By Gadjo Cardenas Sevilla
Convertibles and 2-in-1 devices are either based on the notebook or tablet form factor, but have the flexibility to switch modes as well as take multi-touch and or pen input should the need arise.
Ideal for consumers, students and professional users, 2-in-1 convertibles can be the ideal computing solution for users seeking the reliability of a notebook with the novelty of a tablet.
Tablet based 2-in-1’s are essentially standalone tablet PC’s with the ability to connect to external keyboard accessories should they need to offer users a typing and mousing experience.
The best examples of this sort of device include Apple’s iPad Pro and Microsoft’s Surface Pro devices.
These are tablets that include all the components, including the display, processor and storage in a slim tablet form-factor and need external keyboards, mice and dongles to expand functionality.
Microsoft’s Surface Pro has been the template for a successful 2-in-1 since it runs a full Windows operating system and can run thousands of PC apps that various consumers and businesses are familiar with. It can be used docked to a larger monitor, a full-sized QWERTY keyboard and a mouse as well.

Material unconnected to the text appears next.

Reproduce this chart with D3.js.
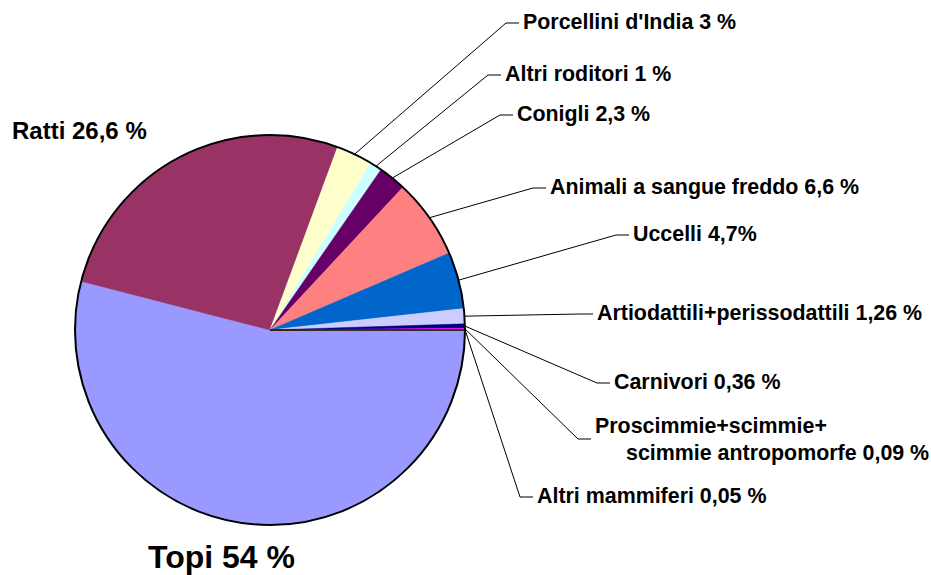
<!DOCTYPE html>
<html>
<head>
<meta charset="utf-8">
<style>
  body { margin: 0; background: #fff; }
  text { font-family: "Liberation Sans", Arial, sans-serif; font-weight: bold; fill: #000; }
</style>
</head>
<body>
<svg width="931" height="575"></svg>
<script src="https://d3js.org/d3.v7.min.js"></script>
<script>
  // slices, in drawing order (clockwise from 3 o'clock)
  var categories = ["Topi", "Ratti", "Porcellini d'India", "Altri roditori", "Conigli",
                    "Animali a sangue freddo", "Uccelli", "Artiodattili+perissodattili",
                    "Carnivori", "Proscimmie+scimmie+scimmie antropomorfe", "Altri mammiferi"];
  var values = [54, 26.6, 3, 1, 2.3, 6.6, 4.7, 1.26, 0.36, 0.09, 0.05];
  var labels = [
    ["Topi 54 %"],
    ["Ratti 26,6 %"],
    ["Porcellini d'India 3 %"],
    ["Altri roditori 1 %"],
    ["Conigli 2,3 %"],
    ["Animali a sangue freddo 6,6 %"],
    ["Uccelli 4,7%"],
    ["Artiodattili+perissodattili 1,26 %"],
    ["Carnivori 0,36 %"],
    ["Proscimmie+scimmie+", "scimmie antropomorfe 0,09 %"],
    ["Altri mammiferi 0,05 %"]
  ];
  var colors = ["#9999ff", "#993366", "#ffffcc", "#ccffff", "#660066", "#ff8080",
                "#0066cc", "#ccccff", "#000080", "#ff00ff", "#ffff00"];

  // label layout: text x, first baseline, font size, leader line, indent of 2nd line
  var layout = [
    {x: 148, y: 568, size: 32, leader: false},
    {x: 12,  y: 139, size: 24, leader: false},
    {x: 523, y: 29,  size: 21.4, leader: true},
    {x: 505, y: 81,  size: 21.4, leader: true},
    {x: 517, y: 121, size: 21.4, leader: true},
    {x: 550, y: 194, size: 21.4, leader: true},
    {x: 633, y: 241, size: 21.4, leader: true},
    {x: 597, y: 320, size: 21.4, leader: true},
    {x: 614, y: 389, size: 21.4, leader: true},
    {x: 595, y: 433, size: 21.4, leader: true, indent: 31, tickY: 439},
    {x: 537, y: 503, size: 21.4, leader: true}
  ];

  var svg = d3.select("svg"),
      cx = 270, cy = 330, radius = 195;

  var data = categories.map(function(c, i) {
    return {name: c, value: values[i], color: colors[i], label: labels[i], pos: layout[i]};
  });

  var pie = d3.pie()
      .sort(null)
      .value(function(d) { return d.value; })
      .startAngle(Math.PI / 2)
      .endAngle(Math.PI / 2 + 2 * Math.PI);

  var arc = d3.arc().innerRadius(0).outerRadius(radius);

  var arcs = pie(data);

  var g = svg.append("g").attr("transform", "translate(" + cx + "," + cy + ")");

  g.selectAll("path.slice")
      .data(arcs)
    .enter().append("path")
      .attr("class", "slice")
      .attr("fill", function(d) { return d.data.color; })
      .attr("stroke", function(d) { return d.data.color; })
      .attr("stroke-width", 0.5)
      .attr("d", arc);

  // edge of the first slice
  var p0 = d3.pointRadial(arcs[0].startAngle, radius);
  g.append("line")
      .attr("x1", 0).attr("y1", 0)
      .attr("x2", p0[0]).attr("y2", p0[1])
      .attr("stroke", "#000")
      .attr("stroke-width", 1.3);

  g.append("circle")
      .attr("r", radius)
      .attr("fill", "none")
      .attr("stroke", "#000")
      .attr("stroke-width", 2);

  // leader lines
  arcs.forEach(function(d) {
    var pos = d.data.pos;
    if (!pos.leader) return;
    var mid = (d.startAngle + d.endAngle) / 2,
        e = d3.pointRadial(mid, radius),
        ty = pos.tickY !== undefined ? pos.tickY : pos.y - 6,
        x1 = pos.x - 17, x2 = pos.x - 4;
    svg.append("path")
        .attr("fill", "none")
        .attr("stroke", "#000")
        .attr("stroke-width", 1)
        .attr("d", d3.line()([[cx + e[0], cy + e[1]], [x1, ty], [x2, ty]]));
  });

  // labels
  data.forEach(function(d) {
    var pos = d.pos;
    var t = svg.append("text")
        .attr("x", pos.x)
        .attr("y", pos.y)
        .style("font-size", pos.size + "px");
    d.label.forEach(function(line, i) {
      t.append("tspan")
          .attr("x", pos.x + (i > 0 ? pos.indent : 0))
          .attr("dy", i > 0 ? "1.26em" : 0)
          .text(line);
    });
  });
</script>
</body>
</html>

HP’s Spectre Folio is quite similar to the Surface Pro except it integrates premium grain leather as the case and keyboard component giving the 2-in-1 a luxurious and innovative look and feel while maintaining the familiar laptop shape.
Acer’s Switch 7 is another tablet-first device which gives users a slim tablet which magnetically collects to a keyboard, takes pen input and offers multi-touch functionality.
Laptop based 2-in-1’s
For laptop traditionalists or any user who prefers a sturdy and solid keyboard for typing but doesn’t mind the flexibility of a touchscreen, laptop based 2-in-1’s can be a versatile solution.

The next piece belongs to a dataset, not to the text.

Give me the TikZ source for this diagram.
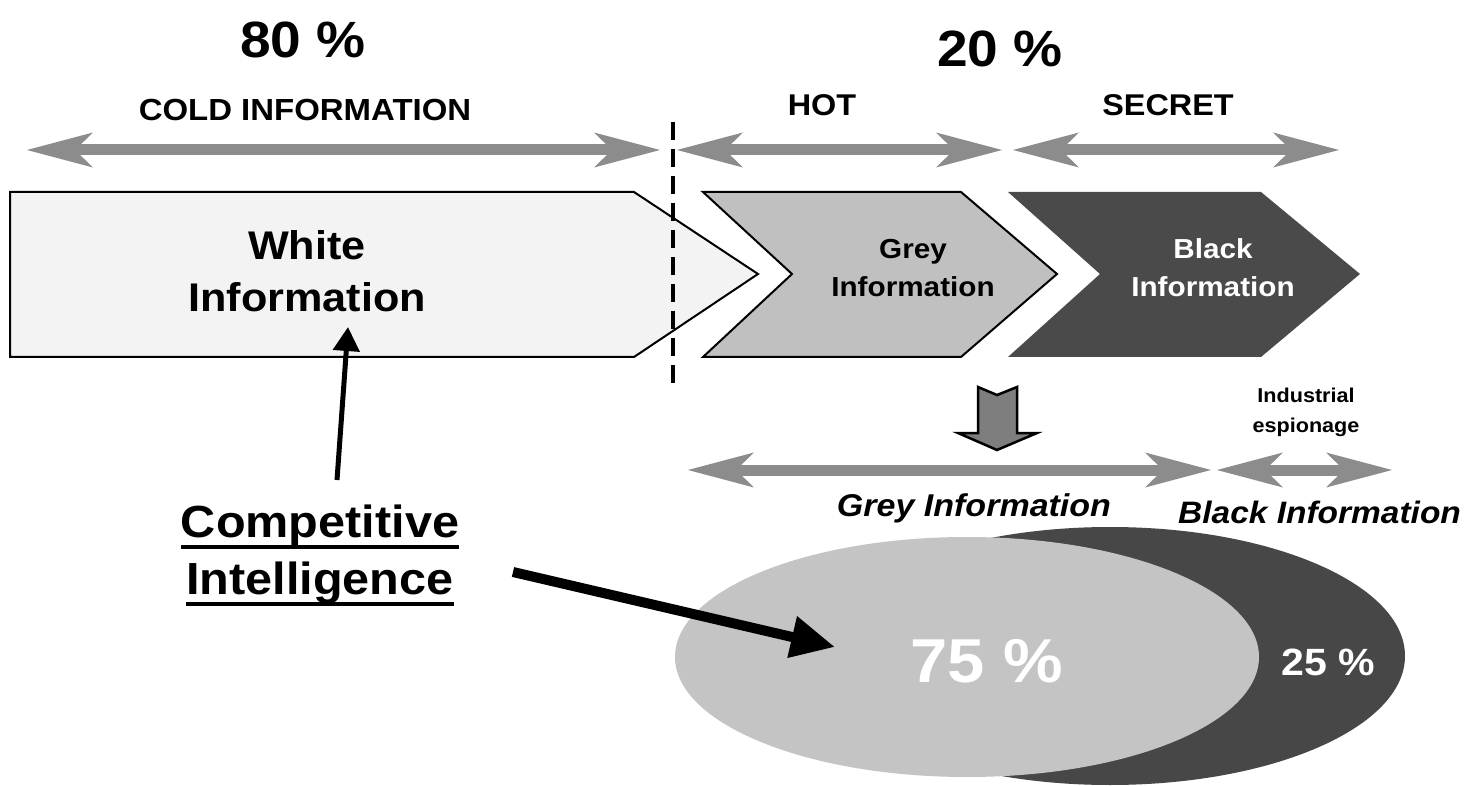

Lenovo’s Yoga brings a lot of the company’s laptop technology developed for its business-focused ThinkPad line into a slim, yet solid, convertible form factor.

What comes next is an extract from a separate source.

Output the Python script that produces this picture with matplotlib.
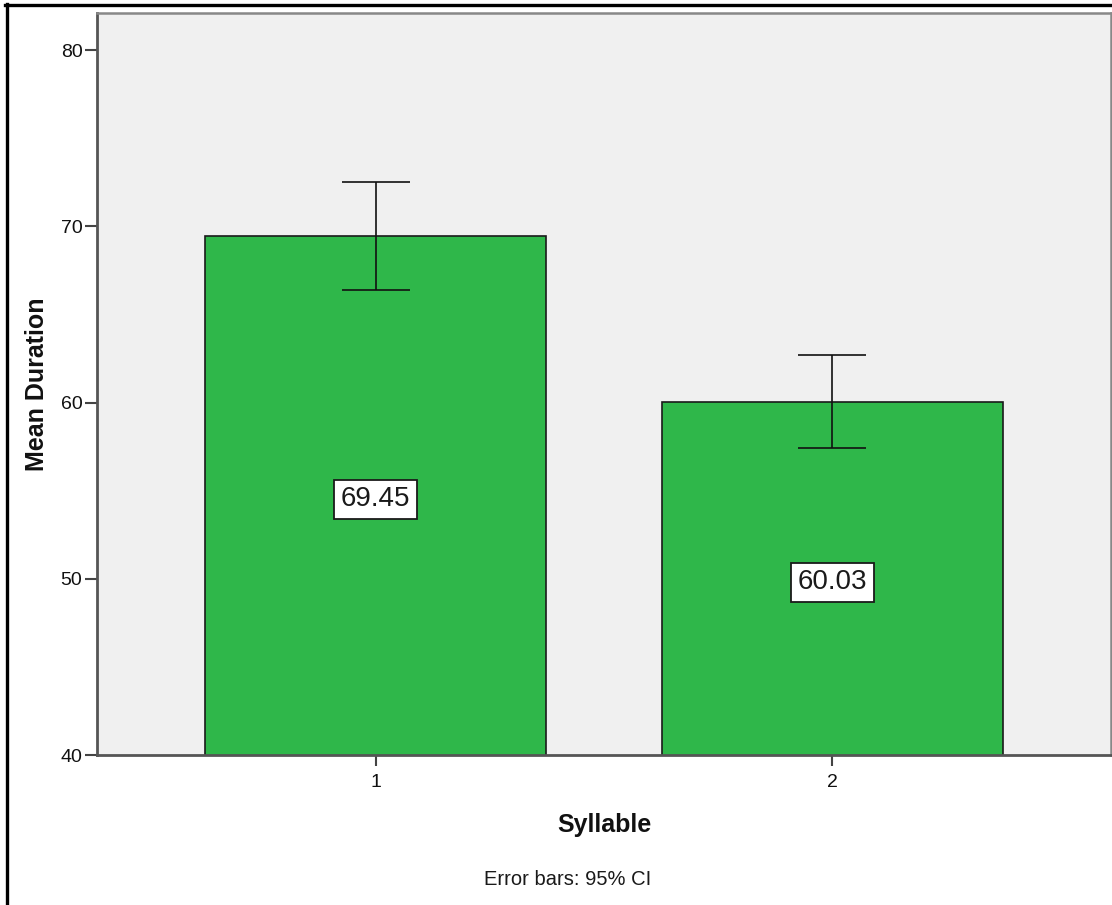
import matplotlib
matplotlib.use("Agg")
import matplotlib.pyplot as plt
from matplotlib.lines import Line2D

# Data
categories = ["1", "2"]
means = [69.45, 60.03]
ci_upper = [72.51, 62.68]
ci_lower = [66.38, 57.40]
value_labels = ["69.45", "60.03"]
yticks = [40, 50, 60, 70, 80]

plt.rcParams['font.family'] = ['Liberation Sans', 'DejaVu Sans']

W, H = 1112, 905
fig = plt.figure(figsize=(W / 100, H / 100), dpi=100)
fig.patch.set_facecolor('white')

ax = fig.add_axes([97 / W, (H - 755) / H, (1111 - 97) / W, (755 - 13) / H])
ax.set_facecolor('#f0f0f0')

x = list(range(1, len(categories) + 1))
ax.bar(x, means, width=0.748, bottom=0, color='#2fb74a', edgecolor='#1a1a1a',
       linewidth=1.2, zorder=2)

yerr_low = [m - l for m, l in zip(means, ci_lower)]
yerr_high = [u - m for m, u in zip(means, ci_upper)]
ax.errorbar(x, means, yerr=[yerr_low, yerr_high], fmt='none', ecolor='#111111',
            elinewidth=1.2, capsize=24.5, capthick=1.2, zorder=3)

ylo, yhi = 40, 82.1
ax.set_ylim(ylo, yhi)
ax.set_xlim(0.39, 2.61)

for xi, m, lab in zip(x, means, value_labels):
    ax.text(xi, (ylo + m) / 2 - 0.22, lab, ha='center', va='center', fontsize=20,
            color='#1a1a1a', zorder=4,
            bbox=dict(boxstyle='square,pad=0.24', facecolor='white',
                      edgecolor='#1a1a1a', linewidth=1.3))

ax.set_yticks(yticks)
ax.set_yticklabels([str(t) for t in yticks])
ax.set_xticks(x)
ax.set_xticklabels(categories)
ax.tick_params(axis='y', direction='out', length=8.5, width=1.5, color='#444444',
               labelsize=14, pad=2, labelcolor='#111111')
ax.tick_params(axis='x', direction='out', length=8, width=1.5, color='#444444',
               labelsize=14, pad=6, labelcolor='#111111')

for side in ['left', 'bottom']:
    ax.spines[side].set_color('#555555')
    ax.spines[side].set_linewidth(2.0)
for side in ['top', 'right']:
    ax.spines[side].set_color('#888888')
    ax.spines[side].set_linewidth(1.8)

ax.set_xlabel('Syllable', fontsize=18, fontweight='bold', labelpad=14, color='#111111')
ax.set_ylabel('Mean Duration', fontsize=18, fontweight='bold', labelpad=20, color='#111111')
ax.yaxis.set_label_coords(-(97 - 37) / (1111 - 97), 0.5)
ax.xaxis.set_label_coords(0.5, -(825 - 755) / (755 - 13))
ax.xaxis.label.set_va('center')
ax.yaxis.label.set_va('center')

fig.text(568 / W, 1 - 879 / H, 'Error bars: 95% CI', ha='center', va='center',
         fontsize=14.5, color='#1a1a1a')

# Outer frame (left and top visible)
fig.add_artist(Line2D([6.5 / W, 6.5 / W], [0, 1 - 4 / H], transform=fig.transFigure,
                      color='black', linewidth=2.4))
fig.add_artist(Line2D([5 / W, 1], [1 - 5.5 / H, 1 - 5.5 / H], transform=fig.transFigure,
                      color='black', linewidth=2.4))

fig.savefig('out.png', dpi=100)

Yoga laptops have full-featured keyboard but these fold all the way backwards and it becomes a rather large and heavy tablet. While this can be convenient for showing and signing digital documents and it can be tented for presentations or for watching videos.
While not as portable or thin as a tablet-based 2-in-1, laptop-first convertibles are more durable and better options for users who will be doing a lot of typing.
The advantage of this form factor is that you can also have larger screen sizes because focusing on the advantages of the notebook experience is key.
Microsoft’s Surface Book exemplifies the high end for this type of convertible. Out of the box, the Surface Book is a solid laptop with a 13 or 15-inch display and a full-QWERTY keyboard.
This keyboard can be detatched and re-connected in various ways to enable a tablet mode or support the display for a presentation mode. Microsoft has added more battery power as well as a more powerful graphics card to the keyboard component, which rounds out desktop-class functionality.
Which form-factor is best depends on each user’s specific needs. Typists will value keyboard feel and stability over portability while users who prefer greater portability and slimmer laptops will opt for the tablet-based 2-in-1 device for computing on the go.
The best way to choose your next 2-in-1 is to check out as many models as possible and see if their features fit your current and future needs.